I've had a lot of people tell me. People have written it in the books I've been reading. They say once I run on the trails I'll never go back to running on the roads. I don't know how true that is. But after spending time on the trails the last couple of weekends I won't be surprised if that turns out to be the case.
The reality is God has called me into this running journey from day one. Every race I've run he's had a bigger plan for that race than I've had. I simply wanted to run, God greatly wanted to touch lives. Somewhere along the way I saw what he was up to. I started accepting his plan for my running as my own. Because I did, I find myself looking ahead to the Georgia Jewel and imagining what God has in mind. He usually doesn't give me many clues, but he doesn't seem to mind if I try to figure it out without them.
I read something lately that made me wonder if it might not be a part of God's plan for this race.
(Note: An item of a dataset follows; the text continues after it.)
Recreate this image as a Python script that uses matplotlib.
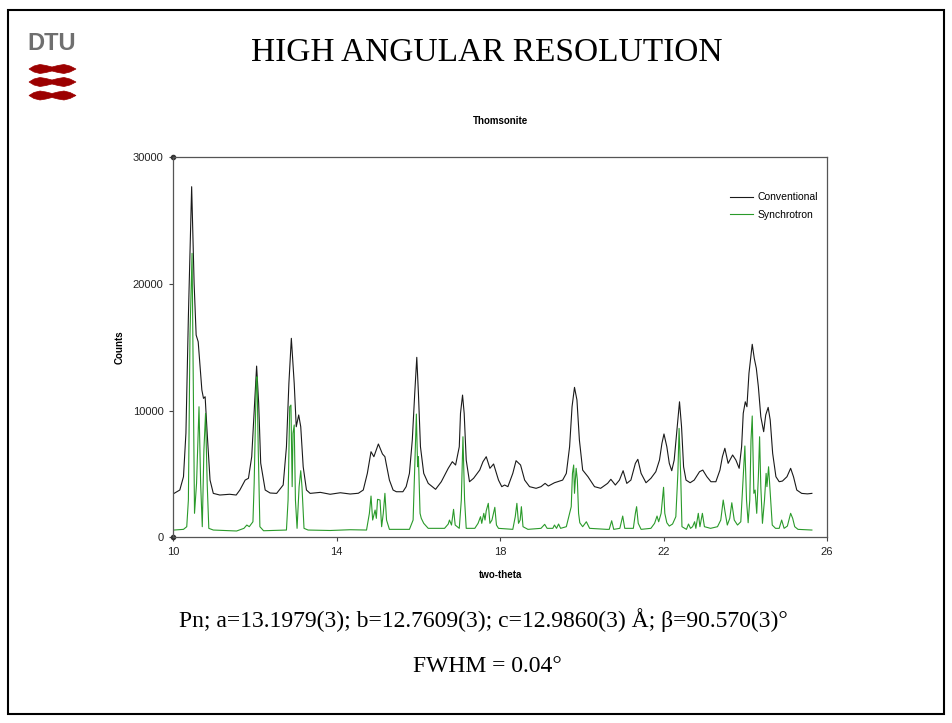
import matplotlib
matplotlib.use("Agg")
import matplotlib.pyplot as plt
from matplotlib.patches import Polygon, Rectangle

# Thomsonite powder patterns (two-theta, counts), vertices
conv_tth = [10.02, 10.16, 10.25, 10.31, 10.37, 10.45, 10.51, 10.56, 10.61, 10.70,
            10.74, 10.78, 10.83, 10.90, 10.98, 11.14, 11.38, 11.54, 11.63, 11.76,
            11.84, 11.92, 11.99, 12.04, 12.09, 12.14, 12.25, 12.37, 12.53, 12.69,
            12.77, 12.83, 12.89, 12.96, 13.01, 13.07, 13.12, 13.18, 13.26, 13.35,
            13.60, 13.84, 14.09, 14.33, 14.53, 14.65, 14.75, 14.84, 14.91, 15.02,
            15.12, 15.18, 15.21, 15.29, 15.38, 15.46, 15.62, 15.70, 15.78, 15.85,
            15.91, 15.96, 16.00, 16.05, 16.13, 16.24, 16.42, 16.56, 16.73, 16.83,
            16.91, 17.00, 17.03, 17.08, 17.12, 17.17, 17.25, 17.35, 17.50, 17.58,
            17.66, 17.75, 17.84, 17.96, 18.04, 18.11, 18.19, 18.31, 18.39, 18.50,
            18.60, 18.72, 18.88, 19.00, 19.10, 19.18, 19.33, 19.53, 19.62, 19.70,
            19.76, 19.82, 19.88, 19.94, 20.02, 20.15, 20.31, 20.46, 20.63, 20.71,
            20.82, 20.92, 21.01, 21.10, 21.20, 21.31, 21.37, 21.45, 21.57, 21.69,
            21.81, 21.90, 21.96, 22.01, 22.08, 22.14, 22.20, 22.26, 22.32, 22.39,
            22.44, 22.49, 22.55, 22.65, 22.75, 22.88, 22.96, 23.06, 23.16, 23.28,
            23.38, 23.44, 23.50, 23.58, 23.69, 23.77, 23.85, 23.91, 23.95, 24.00,
            24.04, 24.09, 24.17, 24.22, 24.27, 24.32, 24.38, 24.45, 24.50, 24.56,
            24.61, 24.67, 24.75, 24.83, 24.91, 25.02, 25.11, 25.18, 25.26, 25.38,
            25.52, 25.63]
conv_counts = [3470, 3735, 4785, 8235, 17420, 27680, 20080, 15970, 15440, 11630,
               10970, 11100, 8230, 4520, 3470, 3340, 3400, 3340, 3735, 4520,
               4660, 6365, 10580, 13520, 10600, 5860, 3735, 3500, 3470, 4130,
               7150, 12160, 15710, 12160, 8730, 9660, 8730, 5570, 3735, 3470,
               3550, 3400, 3520, 3420, 3480, 3735, 5050, 6760, 6365, 7370,
               6580, 6365, 5840, 4520, 3735, 3600, 3600, 4000, 5050, 7680,
               11370, 14210, 11370, 7150, 5050, 4260, 3790, 4390, 5450, 5970,
               5710, 7150, 9790, 11230, 9790, 6100, 4390, 4660, 5310, 5970,
               6365, 5450, 5790, 4520, 4000, 4130, 4000, 5050, 6050, 5710,
               4520, 4000, 3870, 4000, 4260, 4050, 4310, 4520, 5050, 7150,
               10310, 11840, 10840, 7680, 5310, 4785, 4000, 3870, 4260, 4580,
               4130, 4520, 5260, 4260, 4520, 5840, 6160, 5050, 4310, 4660,
               5180, 6100, 7420, 8160, 7150, 5840, 5260, 6100, 8210, 10700,
               8730, 5570, 4520, 4310, 4520, 5180, 5310, 4785, 4390, 4390,
               5310, 6365, 7030, 5840, 6500, 6100, 5450, 7150, 9790, 10700,
               10310, 12950, 15240, 14130, 13340, 11890, 9520, 8340, 9660, 10260,
               9260, 6630, 4785, 4390, 4445, 4785, 5450, 4785, 3735, 3470,
               3430, 3470]

sync_tth = [10.02, 10.25, 10.33, 10.37, 10.41, 10.46, 10.49, 10.52, 10.57, 10.63,
            10.67, 10.71, 10.75, 10.79, 10.83, 10.87, 10.98, 11.55, 11.73, 11.80,
            11.86, 11.95, 11.98, 12.03, 12.05, 12.08, 12.12, 12.21, 12.77, 12.81,
            12.85, 12.88, 12.91, 12.93, 12.96, 12.99, 13.03, 13.08, 13.12, 13.15,
            13.20, 13.30, 13.84, 14.33, 14.73, 14.80, 14.84, 14.88, 14.94, 14.97,
            15.00, 15.06, 15.10, 15.14, 15.18, 15.22, 15.29, 15.78, 15.87, 15.91,
            15.95, 15.98, 16.00, 16.04, 16.07, 16.13, 16.24, 16.64, 16.73, 16.76,
            16.81, 16.86, 16.90, 17.00, 17.05, 17.09, 17.13, 17.17, 17.38, 17.46,
            17.52, 17.55, 17.60, 17.63, 17.66, 17.71, 17.75, 17.80, 17.87, 17.91,
            17.96, 18.31, 18.37, 18.41, 18.45, 18.49, 18.52, 18.56, 18.68, 19.00,
            19.09, 19.15, 19.29, 19.33, 19.38, 19.43, 19.48, 19.62, 19.74, 19.77,
            19.80, 19.82, 19.86, 19.89, 19.92, 19.95, 20.02, 20.11, 20.19, 20.61,
            20.67, 20.73, 20.78, 20.93, 21.00, 21.05, 21.26, 21.31, 21.34, 21.38,
            21.45, 21.69, 21.78, 21.84, 21.88, 21.94, 22.00, 22.03, 22.08, 22.14,
            22.22, 22.30, 22.35, 22.38, 22.42, 22.45, 22.56, 22.61, 22.66, 22.71,
            22.76, 22.79, 22.85, 22.89, 22.95, 23.00, 23.15, 23.32, 23.40, 23.46,
            23.51, 23.56, 23.62, 23.67, 23.73, 23.81, 23.89, 23.95, 23.99, 24.03,
            24.07, 24.11, 24.14, 24.17, 24.21, 24.24, 24.28, 24.32, 24.35, 24.38,
            24.42, 24.47, 24.51, 24.53, 24.57, 24.62, 24.66, 24.74, 24.83, 24.89,
            24.95, 25.03, 25.11, 25.16, 25.21, 25.29, 25.63]
sync_counts = [576, 630, 840, 2945, 16100, 22420, 12160, 1895, 4260, 10310,
               4260, 840, 6890, 9790, 4260, 710, 576, 500, 710, 970,
               840, 1230, 4260, 12160, 12680, 6890, 840, 520, 576, 2945,
               10310, 10440, 4000, 8210, 8870, 2945, 710, 4000, 5260, 4000,
               710, 576, 540, 600, 576, 1895, 3260, 1365, 2155, 1500,
               3000, 2945, 840, 1895, 3474, 1365, 630, 630, 1365, 5570,
               9730, 5570, 6365, 1895, 1500, 1105, 710, 710, 1050, 1365,
               970, 2210, 970, 710, 2945, 7940, 2945, 710, 710, 1105,
               1630, 1105, 1895, 1365, 2100, 2685, 1105, 1365, 2370, 970,
               710, 630, 1630, 2685, 1105, 1365, 2420, 840, 630, 710,
               1025, 710, 710, 970, 710, 1050, 710, 840, 2420, 5050,
               5710, 3474, 5450, 4520, 1895, 1150, 840, 1230, 710, 630,
               630, 1310, 630, 710, 1680, 710, 710, 1895, 2420, 1105,
               630, 710, 1105, 1680, 1230, 1895, 3950, 1895, 1150, 890,
               1050, 1630, 5050, 8600, 4785, 840, 630, 1050, 710, 840,
               1230, 710, 1895, 840, 1895, 840, 710, 840, 1365, 2945,
               1895, 970, 1500, 2730, 1365, 970, 1230, 4785, 7210, 2945,
               1150, 2945, 7680, 9580, 3474, 3735, 1895, 4785, 7940, 4000,
               1105, 2945, 5050, 4000, 5570, 2945, 970, 710, 710, 1365,
               710, 890, 1895, 1500, 840, 630, 576]

x_ticks = [10, 14, 18, 22, 26]
y_ticks = [0, 10000, 20000, 30000]

sans = ["Liberation Sans", "DejaVu Sans"]
serif = ["Liberation Serif", "DejaVu Serif"]

fig = plt.figure(figsize=(9.52, 7.23), dpi=100)

# page layer in pixel units for the slide frame, logo and captions
page = fig.add_axes([0, 0, 1, 1])
page.set_xlim(0, 952)
page.set_ylim(723, 0)
page.axis("off")
page.add_patch(Rectangle((8, 10), 936, 704, fill=False, lw=1.5, ec="black"))

page.text(52, 44, "DTU", ha="center", va="center", fontsize=17, fontweight="bold",
          family=sans, color="#6f6f6f")
for yc in (69, 82, 95.5):
    wave = [(29, yc), (34, yc - 3), (40, yc - 4.5), (46, yc - 3.5), (52, yc - 2),
            (58, yc - 3.5), (64, yc - 4.5), (70, yc - 3), (76, yc),
            (70, yc + 3), (64, yc + 4.5), (58, yc + 3.5), (52, yc + 2),
            (46, yc + 3.5), (40, yc + 4.5), (34, yc + 3)]
    page.add_patch(Polygon(wave, closed=True, fc="#9c0000", ec="#9c0000", lw=0.5))

page.text(487, 53, "HIGH ANGULAR RESOLUTION", ha="center", va="center",
          fontsize=24, family=serif)
page.text(483, 620, "Pn; a=13.1979(3); b=12.7609(3); c=12.9860(3) Å; β=90.570(3)°",
          ha="center", va="center", fontsize=17, family=serif)
page.text(487, 667, "FWHM = 0.04°", ha="center", va="center", fontsize=17, family=serif)

# the diffraction chart
ax = fig.add_axes([0.182, 0.2568, 0.6867, 0.5256])
ax.plot(conv_tth, conv_counts, color="#1a1a1a", lw=0.8, label="Conventional")
ax.plot(sync_tth, sync_counts, color="#2a9a2a", lw=0.8, label="Synchrotron")
ax.set_xlim(x_ticks[0], x_ticks[-1])
ax.set_ylim(y_ticks[0], y_ticks[-1])
ax.set_xticks(x_ticks)
ax.set_yticks(y_ticks)
ax.tick_params(direction="out", length=3, width=0.8, colors="#444444",
               labelsize=8, labelcolor="#222222", pad=4)
for lab in ax.get_xticklabels() + ax.get_yticklabels():
    lab.set_family(sans)
for sp in ax.spines.values():
    sp.set_color("#555555")
    sp.set_linewidth(0.9)
ax.plot([x_ticks[0]] * 2, [y_ticks[0], y_ticks[-1]], "o", ms=3, color="#333333",
        clip_on=False)

ax.set_title("Thomsonite", fontsize=7, fontweight="bold", family=sans, pad=24)
ax.set_xlabel("two-theta", fontsize=7, fontweight="bold", family=sans, labelpad=9)
ax.set_ylabel("Counts", fontsize=7, fontweight="bold", family=sans, labelpad=6)

leg = ax.legend(loc="upper right", bbox_to_anchor=(822 / 952, 1 - 188 / 723),
                bbox_transform=fig.transFigure, frameon=False,
                prop={"family": sans, "size": 7.5}, handlelength=2.2,
                handletextpad=0.4, labelspacing=0.75, borderaxespad=0)

fig.savefig("out.png", dpi=100)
In the article - Could Trail Running Be Your Church - Christian Hawley writes:
We need to feel small. We need to recognize we are part of something grander, and bridge the ever widening gap between a vague spirituality focused on the self, and Bible idolatry obsessed with a calcified point-of-view.
I've always freely shared that running has been a real spiritual journey for me. I've talked with God more the last 4 years while running than I did all the years of my life before then combined. The key is I talked with God, not at him. We talked a lot about what was going well in my life and not what I needed God to fix in it. I think he liked that, because he kept giving me things to do that made me love my life more. Most of the things he gave me to do had to do with loving more people around me.
There's a powerful scripture in the bible. Jesus is talking to his disciples who've demonstrated a lack of faith. He says to them:
"For truly I tell you, if you have faith the size of a mustard seed, you can say to this mountain, 'Move from here to there,' and it will move. Nothing will be impossible for you."
Jesus is very intentional here about giving us the imagery of one of the smallest things imaginable - a mustard seed - against the backdrop of a giant mountain. He makes this point that as small as we are, as little as we think we have, if we at least have our hearts pointed in his direction nothing in life is impossible.
Here is something I've learned, though, along this spiritual running journey I've been on. We have to go to the mountains in this life if we want to see him move them. Whether it's John's Mountain along the Georgia Jewel course, the homeless downtown or that person in your life you've never forgiven - if you're going to see those mountains move - you have to take your mustard seed sized dose of Jesus with you and go to that mountain.
I think that's what this Georgia Jewel is about. God wants me to feel like a mustard seed. He wants me to look up that long and seemingly impossible climb up that mountain. He wants me to feel like I don't have near enough. So that in the very moment I'm standing at the top of that mountain looking out over his beauty, his awesome and mysterious creation, he can say:
"I'm always enough. You bring your mustard seed, I'll pack the rest."